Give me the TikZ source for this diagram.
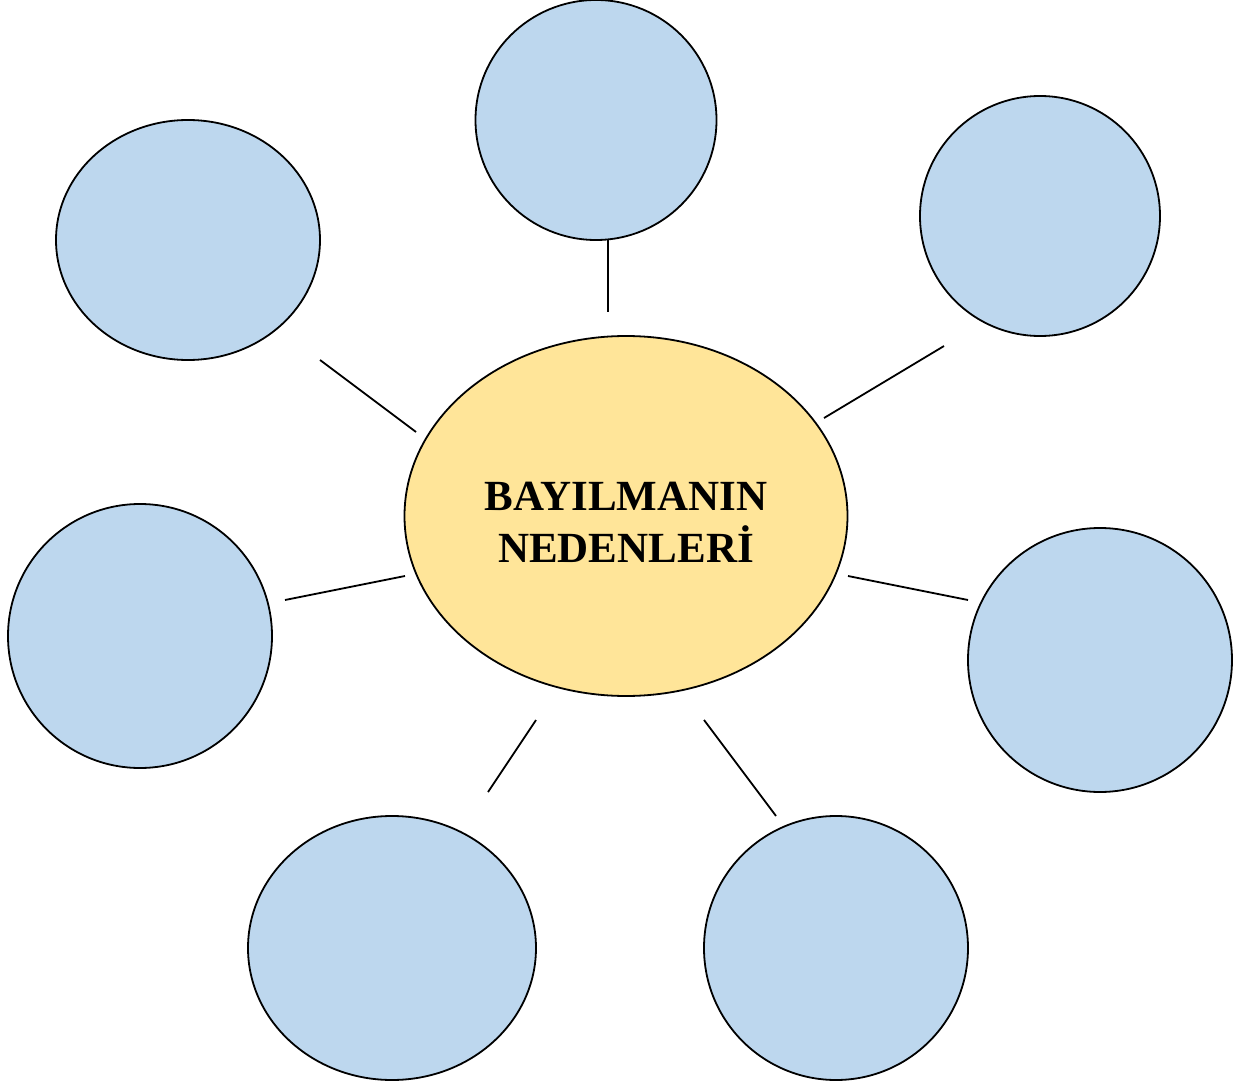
\documentclass[tikz,border=0pt]{standalone}
\usepackage{fontspec}
\setmainfont{Liberation Serif}
\usetikzlibrary{shapes.geometric}
\definecolor{bluefill}{HTML}{BDD7EE}
\definecolor{yellowfill}{HTML}{FFE599}
\begin{document}
\begin{tikzpicture}[x=0.5pt,y=-0.5pt,
  bubble/.style={ellipse, draw=black, line width=0.9pt, fill=bluefill, inner sep=0pt},
  hub/.style={ellipse, draw=black, line width=0.9pt, fill=yellowfill, inner sep=0pt},
  hubtext/.style={align=center, font=\fontsize{21.5}{26}\selectfont\bfseries},
  link/.style={draw=black, line width=0.9pt}]
\useasboundingbox (0,0) rectangle (1239,1086);
\node[hub, minimum width=443*0.5pt, minimum height=360*0.5pt] (c) at (626,516) {};
\node[hubtext] (t) at (626,522) {BAYILMANIN\\NEDENLERİ};
\node[bubble, minimum width=241*0.5pt, minimum height=240*0.5pt] (n1) at (596,120) {};
\node[bubble, minimum width=264*0.5pt, minimum height=240*0.5pt] (n2) at (188,240) {};
\node[bubble, minimum width=240*0.5pt, minimum height=240*0.5pt] (n3) at (1040,216) {};
\node[bubble, minimum width=264*0.5pt, minimum height=264*0.5pt] (n4) at (140,636) {};
\node[bubble, minimum width=264*0.5pt, minimum height=264*0.5pt] (n5) at (1100,660) {};
\node[bubble, minimum width=288*0.5pt, minimum height=264*0.5pt] (n6) at (392,948) {};
\node[bubble, minimum width=264*0.5pt, minimum height=264*0.5pt] (n7) at (836,948) {};
\coordinate (a1) at (608,240); \coordinate (b1) at (608,312);
\coordinate (a2) at (320,360); \coordinate (b2) at (416,432);
\coordinate (a3) at (944,346); \coordinate (b3) at (824,418);
\coordinate (a4) at (285,600); \coordinate (b4) at (405,576);
\coordinate (a5) at (968,600); \coordinate (b5) at (848,576);
\coordinate (a6) at (488,792); \coordinate (b6) at (536,720);
\coordinate (a7) at (776,816); \coordinate (b7) at (704,720);
\foreach \i in {1,...,7} {\draw[link] (a\i) -- (b\i);}
\end{tikzpicture}
\end{document}
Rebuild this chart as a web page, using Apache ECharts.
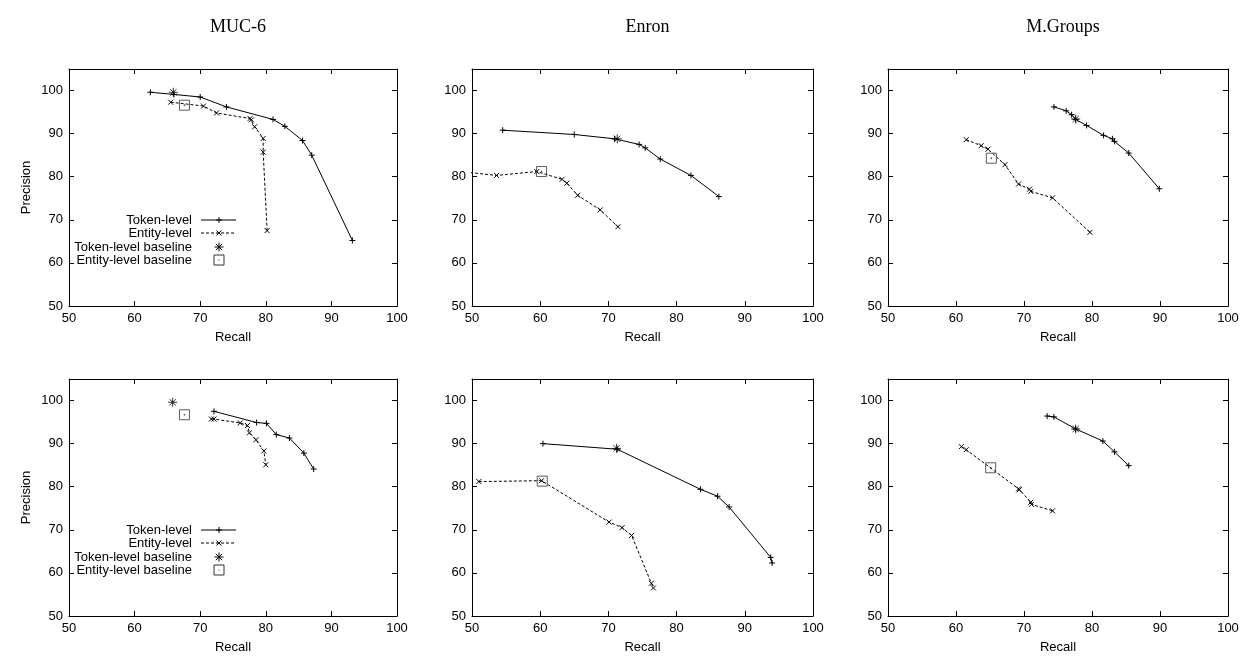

■ **Short task**
Give back each entry exactly as it appears, with no pictures.

■ **Exercise result**
Give me the TikZ source for this diagram.
\documentclass[tikz,border=0pt]{standalone}
\usepackage{fontspec}
\setmainfont{Liberation Serif}
\usetikzlibrary{shapes.geometric}
\definecolor{bluefill}{HTML}{BDD7EE}
\definecolor{yellowfill}{HTML}{FFE599}
\begin{document}
\begin{tikzpicture}[x=0.5pt,y=-0.5pt,
  bubble/.style={ellipse, draw=black, line width=0.9pt, fill=bluefill, inner sep=0pt},
  hub/.style={ellipse, draw=black, line width=0.9pt, fill=yellowfill, inner sep=0pt},
  hubtext/.style={align=center, font=\fontsize{21.5}{26}\selectfont\bfseries},
  link/.style={draw=black, line width=0.9pt}]
\useasboundingbox (0,0) rectangle (1239,1086);
\node[hub, minimum width=443*0.5pt, minimum height=360*0.5pt] (c) at (626,516) {};
\node[hubtext] (t) at (626,522) {BAYILMANIN\\NEDENLERİ};
\node[bubble, minimum width=241*0.5pt, minimum height=240*0.5pt] (n1) at (596,120) {};
\node[bubble, minimum width=264*0.5pt, minimum height=240*0.5pt] (n2) at (188,240) {};
\node[bubble, minimum width=240*0.5pt, minimum height=240*0.5pt] (n3) at (1040,216) {};
\node[bubble, minimum width=264*0.5pt, minimum height=264*0.5pt] (n4) at (140,636) {};
\node[bubble, minimum width=264*0.5pt, minimum height=264*0.5pt] (n5) at (1100,660) {};
\node[bubble, minimum width=288*0.5pt, minimum height=264*0.5pt] (n6) at (392,948) {};
\node[bubble, minimum width=264*0.5pt, minimum height=264*0.5pt] (n7) at (836,948) {};
\coordinate (a1) at (608,240); \coordinate (b1) at (608,312);
\coordinate (a2) at (320,360); \coordinate (b2) at (416,432);
\coordinate (a3) at (944,346); \coordinate (b3) at (824,418);
\coordinate (a4) at (285,600); \coordinate (b4) at (405,576);
\coordinate (a5) at (968,600); \coordinate (b5) at (848,576);
\coordinate (a6) at (488,792); \coordinate (b6) at (536,720);
\coordinate (a7) at (776,816); \coordinate (b7) at (704,720);
\foreach \i in {1,...,7} {\draw[link] (a\i) -- (b\i);}
\end{tikzpicture}
\end{document}
Rebuild this chart as a web page, using Apache ECharts.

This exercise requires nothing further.